* [Task objective] Do not repeat pictures. Repeat exactly the lines of the listing below from its first line through the line with "(0,0) rectangle (955,368);".

* [Supplied data]
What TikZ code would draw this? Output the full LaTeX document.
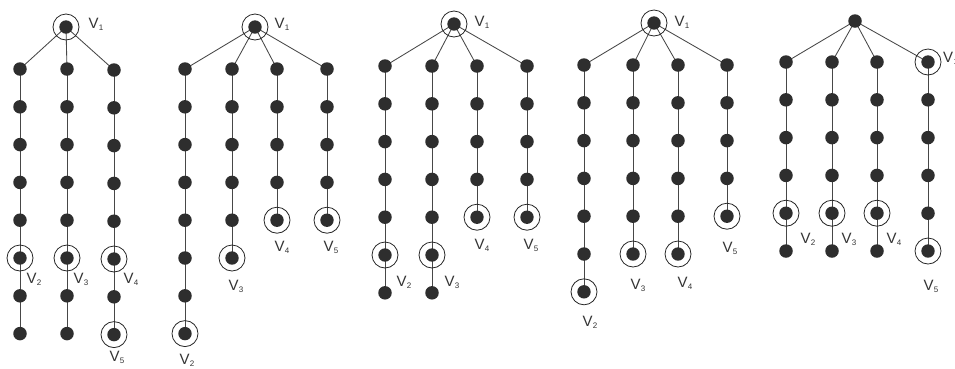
\documentclass[tikz,border=0pt]{standalone}
\usepackage{fontspec}
\setmainfont{Liberation Sans}
\usetikzlibrary{positioning,backgrounds}

\newcommand{\vname}[1]{V\kern0.3pt\raisebox{-2.2pt}{\fontsize{8}{8}\selectfont#1}}

\begin{document}
\begin{tikzpicture}[x=1pt,y=-1pt,node distance=37.8pt,
                    dot node/.style={circle,fill=black!82,minimum size=13.5pt,inner sep=0pt},
                    ring node/.style={circle,draw=black!85,line width=0.8pt,minimum size=26pt,inner sep=0pt,
                      path picture={\fill[black!82] (path picture bounding box.center) circle (6.7pt);}},
                    vlabel/.style={inner sep=0pt,text=black!80,font=\fontsize{15}{15}\selectfont},
                    every edge/.style={draw=black!72,line width=0.85pt}]

  \useasboundingbox (0,0) rectangle (955,368);

  % first tree
  \node[ring node] (R1) at (66,27) {};
  \node[dot node] (1A1) at (20,69) {};
  \node[dot node] (1A2) [below of=1A1] {};
  \node[dot node] (1A3) [below of=1A2] {};
  \node[dot node] (1A4) [below of=1A3] {};
  \node[dot node] (1A5) [below of=1A4] {};
  \node[ring node] (1A6) [below of=1A5] {};
  \node[dot node] (1A7) [below of=1A6] {};
  \node[dot node] (1A8) [below of=1A7] {};
  \node[dot node] (1B1) at (67,69) {};
  \node[dot node] (1B2) [below of=1B1] {};
  \node[dot node] (1B3) [below of=1B2] {};
  \node[dot node] (1B4) [below of=1B3] {};
  \node[dot node] (1B5) [below of=1B4] {};
  \node[ring node] (1B6) [below of=1B5] {};
  \node[dot node] (1B7) [below of=1B6] {};
  \node[dot node] (1B8) [below of=1B7] {};
  \node[dot node] (1C1) at (114,70) {};
  \node[dot node] (1C2) [below of=1C1] {};
  \node[dot node] (1C3) [below of=1C2] {};
  \node[dot node] (1C4) [below of=1C3] {};
  \node[dot node] (1C5) [below of=1C4] {};
  \node[ring node] (1C6) [below of=1C5] {};
  \node[dot node] (1C7) [below of=1C6] {};
  \node[ring node] (1C8) [below of=1C7] {};
  \node[vlabel] (1L1) at (96,24) {\vname{1}};
  \node[vlabel] (1L2) at (34,279) {\vname{2}};
  \node[vlabel] (1L3) at (81,279) {\vname{3}};
  \node[vlabel] (1L4) at (131,279) {\vname{4}};
  \node[vlabel] (1L5) at (117,357) {\vname{5}};

  % second tree
  \node[ring node] (R2) at (255,27) {};
  \node[dot node] (2A1) at (185,69) {};
  \node[dot node] (2A2) [below of=2A1] {};
  \node[dot node] (2A3) [below of=2A2] {};
  \node[dot node] (2A4) [below of=2A3] {};
  \node[dot node] (2A5) [below of=2A4] {};
  \node[dot node] (2A6) [below of=2A5] {};
  \node[dot node] (2A7) [below of=2A6] {};
  \node[ring node] (2A8) [below of=2A7] {};
  \node[dot node] (2B1) at (232,69) {};
  \node[dot node] (2B2) [below of=2B1] {};
  \node[dot node] (2B3) [below of=2B2] {};
  \node[dot node] (2B4) [below of=2B3] {};
  \node[dot node] (2B5) [below of=2B4] {};
  \node[ring node] (2B6) [below of=2B5] {};
  \node[dot node] (2C1) at (277,69) {};
  \node[dot node] (2C2) [below of=2C1] {};
  \node[dot node] (2C3) [below of=2C2] {};
  \node[dot node] (2C4) [below of=2C3] {};
  \node[ring node] (2C5) [below of=2C4] {};
  \node[dot node] (2D1) at (327,69) {};
  \node[dot node] (2D2) [below of=2D1] {};
  \node[dot node] (2D3) [below of=2D2] {};
  \node[dot node] (2D4) [below of=2D3] {};
  \node[ring node] (2D5) [below of=2D4] {};
  \node[vlabel] (2L1) at (282,24) {\vname{1}};
  \node[vlabel] (2L2) at (187,360) {\vname{2}};
  \node[vlabel] (2L3) at (236,286) {\vname{3}};
  \node[vlabel] (2L4) at (282,247) {\vname{4}};
  \node[vlabel] (2L5) at (331,247) {\vname{5}};

  % third tree
  \node[ring node] (R3) at (454,24) {};
  \node[dot node] (3A1) at (385,66) {};
  \node[dot node] (3A2) [below of=3A1] {};
  \node[dot node] (3A3) [below of=3A2] {};
  \node[dot node] (3A4) [below of=3A3] {};
  \node[dot node] (3A5) [below of=3A4] {};
  \node[ring node] (3A6) [below of=3A5] {};
  \node[dot node] (3A7) [below of=3A6] {};
  \node[dot node] (3B1) at (432,66) {};
  \node[dot node] (3B2) [below of=3B1] {};
  \node[dot node] (3B3) [below of=3B2] {};
  \node[dot node] (3B4) [below of=3B3] {};
  \node[dot node] (3B5) [below of=3B4] {};
  \node[ring node] (3B6) [below of=3B5] {};
  \node[dot node] (3B7) [below of=3B6] {};
  \node[dot node] (3C1) at (477,66) {};
  \node[dot node] (3C2) [below of=3C1] {};
  \node[dot node] (3C3) [below of=3C2] {};
  \node[dot node] (3C4) [below of=3C3] {};
  \node[ring node] (3C5) [below of=3C4] {};
  \node[dot node] (3D1) at (527,66) {};
  \node[dot node] (3D2) [below of=3D1] {};
  \node[dot node] (3D3) [below of=3D2] {};
  \node[dot node] (3D4) [below of=3D3] {};
  \node[ring node] (3D5) [below of=3D4] {};
  \node[vlabel] (3L1) at (482,22) {\vname{1}};
  \node[vlabel] (3L2) at (404,282) {\vname{2}};
  \node[vlabel] (3L3) at (452,282) {\vname{3}};
  \node[vlabel] (3L4) at (482,245) {\vname{4}};
  \node[vlabel] (3L5) at (531,245) {\vname{5}};

  % fourth tree
  \node[ring node] (R4) at (654,23) {};
  \node[dot node] (4A1) at (584,65) {};
  \node[dot node] (4A2) [below of=4A1] {};
  \node[dot node] (4A3) [below of=4A2] {};
  \node[dot node] (4A4) [below of=4A3] {};
  \node[dot node] (4A5) [below of=4A4] {};
  \node[dot node] (4A6) [below of=4A5] {};
  \node[ring node] (4A7) [below of=4A6] {};
  \node[dot node] (4B1) at (633,65) {};
  \node[dot node] (4B2) [below of=4B1] {};
  \node[dot node] (4B3) [below of=4B2] {};
  \node[dot node] (4B4) [below of=4B3] {};
  \node[dot node] (4B5) [below of=4B4] {};
  \node[ring node] (4B6) [below of=4B5] {};
  \node[dot node] (4C1) at (678,65) {};
  \node[dot node] (4C2) [below of=4C1] {};
  \node[dot node] (4C3) [below of=4C2] {};
  \node[dot node] (4C4) [below of=4C3] {};
  \node[dot node] (4C5) [below of=4C4] {};
  \node[ring node] (4C6) [below of=4C5] {};
  \node[dot node] (4D1) at (727,65) {};
  \node[dot node] (4D2) [below of=4D1] {};
  \node[dot node] (4D3) [below of=4D2] {};
  \node[dot node] (4D4) [below of=4D3] {};
  \node[ring node] (4D5) [below of=4D4] {};
  \node[vlabel] (4L1) at (682,22) {\vname{1}};
  \node[vlabel] (4L2) at (590,322) {\vname{2}};
  \node[vlabel] (4L3) at (638,285) {\vname{3}};
  \node[vlabel] (4L4) at (685,283) {\vname{4}};
  \node[vlabel] (4L5) at (730,248) {\vname{5}};

  % fifth tree
  \node[dot node] (R5) at (855,21) {};
  \node[dot node] (5A1) at (786,62) {};
  \node[dot node] (5A2) [below of=5A1] {};
  \node[dot node] (5A3) [below of=5A2] {};
  \node[dot node] (5A4) [below of=5A3] {};
  \node[ring node] (5A5) [below of=5A4] {};
  \node[dot node] (5A6) [below of=5A5] {};
  \node[dot node] (5B1) at (832,62) {};
  \node[dot node] (5B2) [below of=5B1] {};
  \node[dot node] (5B3) [below of=5B2] {};
  \node[dot node] (5B4) [below of=5B3] {};
  \node[ring node] (5B5) [below of=5B4] {};
  \node[dot node] (5B6) [below of=5B5] {};
  \node[dot node] (5C1) at (877,62) {};
  \node[dot node] (5C2) [below of=5C1] {};
  \node[dot node] (5C3) [below of=5C2] {};
  \node[dot node] (5C4) [below of=5C3] {};
  \node[ring node] (5C5) [below of=5C4] {};
  \node[dot node] (5C6) [below of=5C5] {};
  \node[ring node] (5D1) at (928,62) {};
  \node[dot node] (5D2) [below of=5D1] {};
  \node[dot node] (5D3) [below of=5D2] {};
  \node[dot node] (5D4) [below of=5D3] {};
  \node[dot node] (5D5) [below of=5D4] {};
  \node[ring node] (5D6) [below of=5D5] {};
  \node[vlabel,anchor=west] (5L1) at (943,58) {\vname{1}};
  \node[vlabel] (5L2) at (808,239) {\vname{2}};
  \node[vlabel] (5L3) at (849,239) {\vname{3}};
  \node[vlabel] (5L4) at (894,239) {\vname{4}};
  \node[vlabel] (5L5) at (931,286) {\vname{5}};

  \begin{scope}[on background layer]
  \path
    (R1.center) edge (1A1.center) (R1.center) edge (1B1.center) (R1.center) edge (1C1.center)
    (1A1.center) edge (1A2.center) (1A2.center) edge (1A3.center) (1A3.center) edge (1A4.center)
    (1A4.center) edge (1A5.center) (1A5.center) edge (1A6.center) (1A6.center) edge (1A7.center)
    (1A7.center) edge (1A8.center)
    (1B1.center) edge (1B2.center) (1B2.center) edge (1B3.center) (1B3.center) edge (1B4.center)
    (1B4.center) edge (1B5.center) (1B5.center) edge (1B6.center) (1B6.center) edge (1B7.center)
    (1B7.center) edge (1B8.center)
    (1C1.center) edge (1C2.center) (1C2.center) edge (1C3.center) (1C3.center) edge (1C4.center)
    (1C4.center) edge (1C5.center) (1C5.center) edge (1C6.center) (1C6.center) edge (1C7.center)
    (1C7.center) edge (1C8.center);
  \path
    (R2.center) edge (2A1.center) (R2.center) edge (2B1.center) (R2.center) edge (2C1.center)
    (R2.center) edge (2D1.center)
    (2A1.center) edge (2A2.center) (2A2.center) edge (2A3.center) (2A3.center) edge (2A4.center)
    (2A4.center) edge (2A5.center) (2A5.center) edge (2A6.center) (2A6.center) edge (2A7.center)
    (2A7.center) edge (2A8.center)
    (2B1.center) edge (2B2.center) (2B2.center) edge (2B3.center) (2B3.center) edge (2B4.center)
    (2B4.center) edge (2B5.center) (2B5.center) edge (2B6.center)
    (2C1.center) edge (2C2.center) (2C2.center) edge (2C3.center) (2C3.center) edge (2C4.center)
    (2C4.center) edge (2C5.center)
    (2D1.center) edge (2D2.center) (2D2.center) edge (2D3.center) (2D3.center) edge (2D4.center)
    (2D4.center) edge (2D5.center);
  \path
    (R3.center) edge (3A1.center) (R3.center) edge (3B1.center) (R3.center) edge (3C1.center)
    (R3.center) edge (3D1.center)
    (3A1.center) edge (3A2.center) (3A2.center) edge (3A3.center) (3A3.center) edge (3A4.center)
    (3A4.center) edge (3A5.center) (3A5.center) edge (3A6.center) (3A6.center) edge (3A7.center)
    (3B1.center) edge (3B2.center) (3B2.center) edge (3B3.center) (3B3.center) edge (3B4.center)
    (3B4.center) edge (3B5.center) (3B5.center) edge (3B6.center) (3B6.center) edge (3B7.center)
    (3C1.center) edge (3C2.center) (3C2.center) edge (3C3.center) (3C3.center) edge (3C4.center)
    (3C4.center) edge (3C5.center)
    (3D1.center) edge (3D2.center) (3D2.center) edge (3D3.center) (3D3.center) edge (3D4.center)
    (3D4.center) edge (3D5.center);
  \path
    (R4.center) edge (4A1.center) (R4.center) edge (4B1.center) (R4.center) edge (4C1.center)
    (R4.center) edge (4D1.center)
    (4A1.center) edge (4A2.center) (4A2.center) edge (4A3.center) (4A3.center) edge (4A4.center)
    (4A4.center) edge (4A5.center) (4A5.center) edge (4A6.center) (4A6.center) edge (4A7.center)
    (4B1.center) edge (4B2.center) (4B2.center) edge (4B3.center) (4B3.center) edge (4B4.center)
    (4B4.center) edge (4B5.center) (4B5.center) edge (4B6.center)
    (4C1.center) edge (4C2.center) (4C2.center) edge (4C3.center) (4C3.center) edge (4C4.center)
    (4C4.center) edge (4C5.center) (4C5.center) edge (4C6.center)
    (4D1.center) edge (4D2.center) (4D2.center) edge (4D3.center) (4D3.center) edge (4D4.center)
    (4D4.center) edge (4D5.center);
  \path
    (R5.center) edge (5A1.center) (R5.center) edge (5B1.center) (R5.center) edge (5C1.center)
    (R5.center) edge (5D1.center)
    (5A1.center) edge (5A2.center) (5A2.center) edge (5A3.center) (5A3.center) edge (5A4.center)
    (5A4.center) edge (5A5.center) (5A5.center) edge (5A6.center)
    (5B1.center) edge (5B2.center) (5B2.center) edge (5B3.center) (5B3.center) edge (5B4.center)
    (5B4.center) edge (5B5.center) (5B5.center) edge (5B6.center)
    (5C1.center) edge (5C2.center) (5C2.center) edge (5C3.center) (5C3.center) edge (5C4.center)
    (5C4.center) edge (5C5.center) (5C5.center) edge (5C6.center)
    (5D1.center) edge (5D2.center) (5D2.center) edge (5D3.center) (5D3.center) edge (5D4.center)
    (5D4.center) edge (5D5.center) (5D5.center) edge (5D6.center);
  \end{scope}
\end{tikzpicture}
\end{document}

* [Full response]
What TikZ code would draw this? Output the full LaTeX document.
\documentclass[tikz,border=0pt]{standalone}
\usepackage{fontspec}
\setmainfont{Liberation Sans}
\usetikzlibrary{positioning,backgrounds}

\newcommand{\vname}[1]{V\kern0.3pt\raisebox{-2.2pt}{\fontsize{8}{8}\selectfont#1}}

\begin{document}
\begin{tikzpicture}[x=1pt,y=-1pt,node distance=37.8pt,
                    dot node/.style={circle,fill=black!82,minimum size=13.5pt,inner sep=0pt},
                    ring node/.style={circle,draw=black!85,line width=0.8pt,minimum size=26pt,inner sep=0pt,
                      path picture={\fill[black!82] (path picture bounding box.center) circle (6.7pt);}},
                    vlabel/.style={inner sep=0pt,text=black!80,font=\fontsize{15}{15}\selectfont},
                    every edge/.style={draw=black!72,line width=0.85pt}]

  \useasboundingbox (0,0) rectangle (955,368);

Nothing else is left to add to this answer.